Hi. Welcome back to Sequence and Time Series lectures.

In this lecture, we'll focus on what is known as

the Time Series Motifs Search problem and we'll learn

about algorithms to implement time-series Motif Search.

So first of all, let's remember what a time-series Motif is.

So, in this slide we have three time series,

the first red series,

once again if you remember from the earlier lectures,

is the popularity of the keyword Big Data over time.

So, in this case we are looking at the time series from 2013 up to today,

and we see how the term big data,

popularity of the term big data changes over time.

The second blue time series is the popularity of the term Machine Learning.

Once again, we track the popularity of

the term Machine Learning over time from 2013 until today.

The third time series, Deep Learning,

is in this case plotted with a yellow curve,

keeps track of the popularity of the keywords Deep Learning over time.

As you see here,

the time series that we have as examples show certain repeated patterns.

For example in the case of the Big Data,

we see a repeated pattern that occurs over time, almost identically.

We see a similar pattern in the keyword Machine Learning.

So, we see that basically almost around the same timeframe,

the keyword Machine Learning shows a repeated pattern.

We see the same repeated pattern,

but much less strongly on the keyword Deep Learning.

If you look very closely,

we see that the keyword Deep Learning also shows a similar pattern

almost at identical time to Big Data and Machine Learning,

but not as strongly.

So, for example, while we see very slight patterns earlier,

those patterns are not very strong.

Even at later stages the pattern that we see

is not very easy to identify.

In the case of Big Data,

the pattern is very easy to notice.

In the case of Machine Learning,

the pattern is very easy to notice.

In the case of Deep Learning,

the pattern is not easy to notice right.

So, these patterns, these repeated patterns,

we call them Motifs.

So Motif essentially is nothing but a repeated pattern in a time series.

So, these repeated patterns are often important to understand because usually the data,

the time series that we have,

covered the long period and a repeated pattern can tell us

the occurrence of the same event or similar events over time.

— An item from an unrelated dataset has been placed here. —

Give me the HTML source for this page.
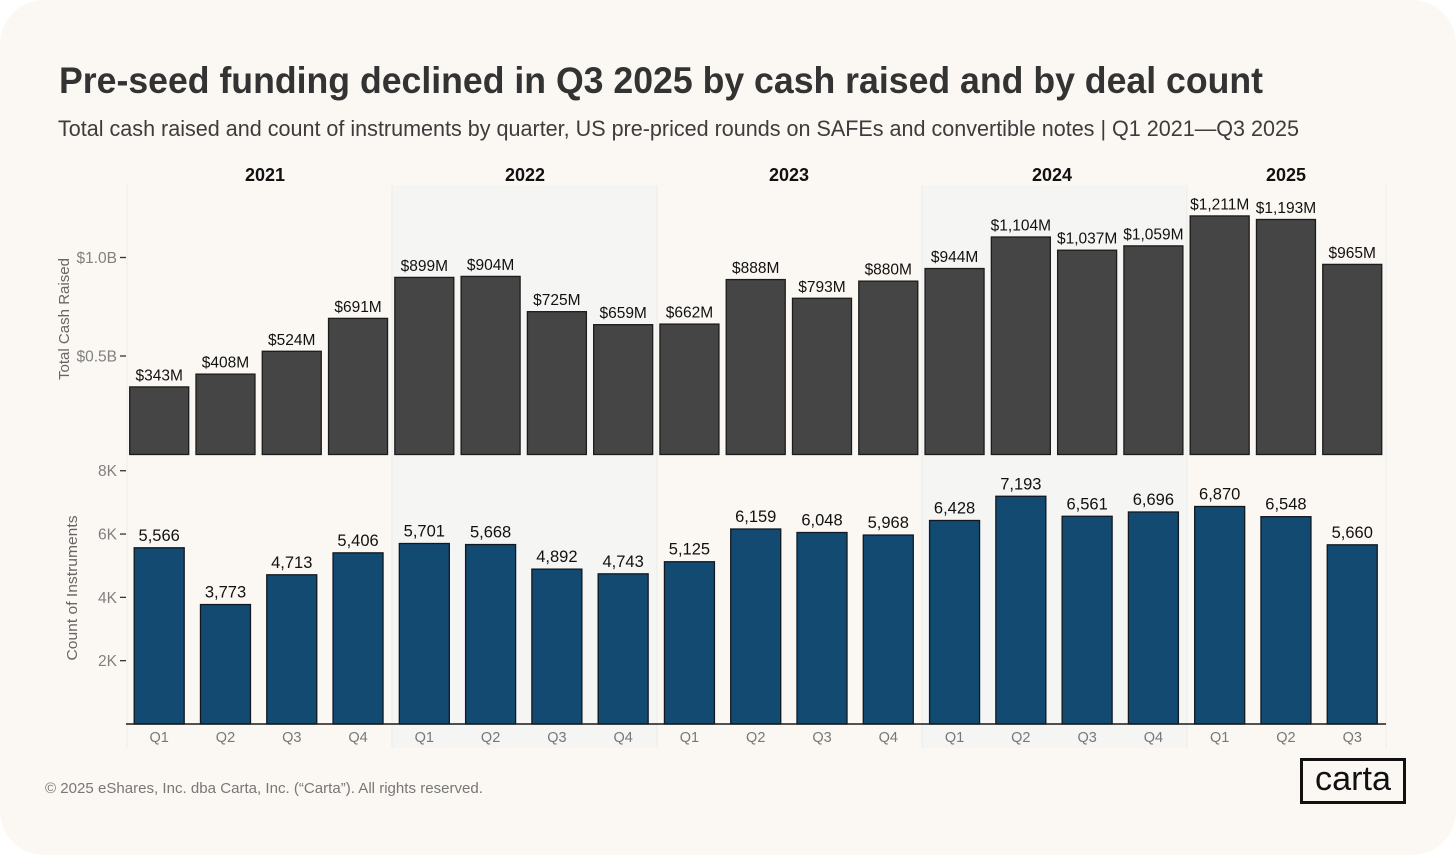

For being able to identify a Motif is important,

to be able to detect occurrence of similar events over time.

So, Motif Search is an important tool we have

in analysis of time series and decision-making based on time series.

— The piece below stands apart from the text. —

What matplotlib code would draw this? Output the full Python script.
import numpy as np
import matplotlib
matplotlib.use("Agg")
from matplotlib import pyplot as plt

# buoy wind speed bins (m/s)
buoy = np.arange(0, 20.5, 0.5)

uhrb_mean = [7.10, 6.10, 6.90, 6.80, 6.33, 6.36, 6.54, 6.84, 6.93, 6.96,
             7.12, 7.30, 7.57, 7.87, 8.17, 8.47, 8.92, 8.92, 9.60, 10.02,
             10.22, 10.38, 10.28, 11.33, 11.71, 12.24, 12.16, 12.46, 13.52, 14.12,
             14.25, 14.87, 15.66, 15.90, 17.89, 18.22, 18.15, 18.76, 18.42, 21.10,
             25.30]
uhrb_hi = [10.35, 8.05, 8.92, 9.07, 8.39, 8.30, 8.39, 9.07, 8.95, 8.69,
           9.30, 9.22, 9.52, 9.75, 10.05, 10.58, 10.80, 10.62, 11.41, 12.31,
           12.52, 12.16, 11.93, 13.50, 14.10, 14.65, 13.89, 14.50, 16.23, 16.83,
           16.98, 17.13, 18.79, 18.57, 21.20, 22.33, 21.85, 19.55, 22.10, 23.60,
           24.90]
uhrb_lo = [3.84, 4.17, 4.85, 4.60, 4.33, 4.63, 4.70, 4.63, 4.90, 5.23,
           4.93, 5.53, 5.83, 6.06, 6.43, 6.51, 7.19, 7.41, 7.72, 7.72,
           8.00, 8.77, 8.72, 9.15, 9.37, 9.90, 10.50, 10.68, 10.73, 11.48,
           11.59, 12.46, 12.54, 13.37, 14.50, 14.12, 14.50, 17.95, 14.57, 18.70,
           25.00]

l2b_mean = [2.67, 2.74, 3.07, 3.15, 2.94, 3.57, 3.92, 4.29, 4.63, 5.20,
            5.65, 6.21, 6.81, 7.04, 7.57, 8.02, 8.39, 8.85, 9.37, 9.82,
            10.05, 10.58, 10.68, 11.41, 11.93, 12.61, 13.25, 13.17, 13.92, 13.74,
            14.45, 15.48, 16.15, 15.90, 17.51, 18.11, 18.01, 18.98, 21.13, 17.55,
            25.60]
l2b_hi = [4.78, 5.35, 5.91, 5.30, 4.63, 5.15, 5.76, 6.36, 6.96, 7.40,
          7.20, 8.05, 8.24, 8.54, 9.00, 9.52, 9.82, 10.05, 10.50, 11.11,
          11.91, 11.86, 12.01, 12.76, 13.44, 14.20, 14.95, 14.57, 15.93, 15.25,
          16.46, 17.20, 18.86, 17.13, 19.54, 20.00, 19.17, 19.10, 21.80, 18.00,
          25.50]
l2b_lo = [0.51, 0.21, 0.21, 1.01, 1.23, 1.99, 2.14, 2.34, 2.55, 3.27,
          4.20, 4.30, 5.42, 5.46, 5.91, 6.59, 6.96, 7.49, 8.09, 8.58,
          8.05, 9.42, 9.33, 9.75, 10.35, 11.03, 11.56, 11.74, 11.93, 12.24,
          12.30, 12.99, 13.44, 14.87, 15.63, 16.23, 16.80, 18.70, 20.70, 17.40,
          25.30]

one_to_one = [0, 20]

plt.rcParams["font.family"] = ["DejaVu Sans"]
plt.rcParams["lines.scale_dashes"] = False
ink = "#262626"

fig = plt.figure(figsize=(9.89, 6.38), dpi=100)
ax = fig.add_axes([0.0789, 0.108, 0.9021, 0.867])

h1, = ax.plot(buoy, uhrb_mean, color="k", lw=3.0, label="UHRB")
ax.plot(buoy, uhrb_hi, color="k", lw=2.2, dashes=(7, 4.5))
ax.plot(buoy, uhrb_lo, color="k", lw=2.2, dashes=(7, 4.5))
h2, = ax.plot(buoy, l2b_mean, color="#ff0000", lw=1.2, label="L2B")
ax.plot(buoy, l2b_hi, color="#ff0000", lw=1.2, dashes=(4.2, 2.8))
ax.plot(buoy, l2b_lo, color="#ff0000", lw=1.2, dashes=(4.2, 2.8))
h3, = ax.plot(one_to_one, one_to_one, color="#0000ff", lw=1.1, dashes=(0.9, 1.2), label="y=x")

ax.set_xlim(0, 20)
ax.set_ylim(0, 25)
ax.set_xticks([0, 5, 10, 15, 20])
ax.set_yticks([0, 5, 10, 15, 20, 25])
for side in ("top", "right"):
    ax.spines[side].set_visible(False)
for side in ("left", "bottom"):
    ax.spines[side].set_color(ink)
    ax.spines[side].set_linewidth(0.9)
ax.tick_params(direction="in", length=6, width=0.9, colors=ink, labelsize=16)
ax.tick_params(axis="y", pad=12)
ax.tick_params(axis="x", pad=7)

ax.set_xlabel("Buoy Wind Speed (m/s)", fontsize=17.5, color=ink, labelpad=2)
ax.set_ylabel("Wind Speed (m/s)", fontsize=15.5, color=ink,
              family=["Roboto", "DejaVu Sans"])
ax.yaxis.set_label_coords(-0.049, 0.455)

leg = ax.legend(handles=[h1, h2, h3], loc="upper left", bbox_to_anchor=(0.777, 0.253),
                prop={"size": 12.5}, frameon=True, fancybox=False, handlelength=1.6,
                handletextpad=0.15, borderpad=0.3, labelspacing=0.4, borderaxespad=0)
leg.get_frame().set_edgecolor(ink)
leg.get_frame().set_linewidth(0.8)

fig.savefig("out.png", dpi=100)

Of course, the example also shows that, furthermore,

for motifs can be easy or hard depending on the time series.

So, in the case of the Big Data,

this Motif is very well-defined API, easy to identify.

Whereas, in the case of Deep Learning,

the Motif while it seemed to exist,

it is much less powerful,

much less strong and correspondingly,

it may be more difficult to identify.

So, what we'll do in this lecture,

we will first give a framework to Search for motifs.

Then we will discuss metrics or measures to quantify

the quality or strength of a Motif and I will be able to see how

this algorithmic framework can be modified to

better identify stronger or more interesting motifs in time.

Okay. So, let's basically take a look at the General Motif Search Algorithm.

For the Motif Search Algorithms are actually very simple.

So, the basic algorithm and essentially all water Search algorithms are variants

of this very simple algorithm and the general algorithm essentially has two steps.

The first step, what we do is we enumerate or

identify subsequences of time series and usually we assume that we are given a length.

So, given time and given my time series,

essentially what I do is,

I enumerate it's subsequences

of the same length,

say W. So, that's the first step,

I create a set of subsequences for my time series.

In the second step,

we apply a clustering algorithm to the set of

subsequences to identify groups of similar subsequences.

That is, I was given a number of subsequences.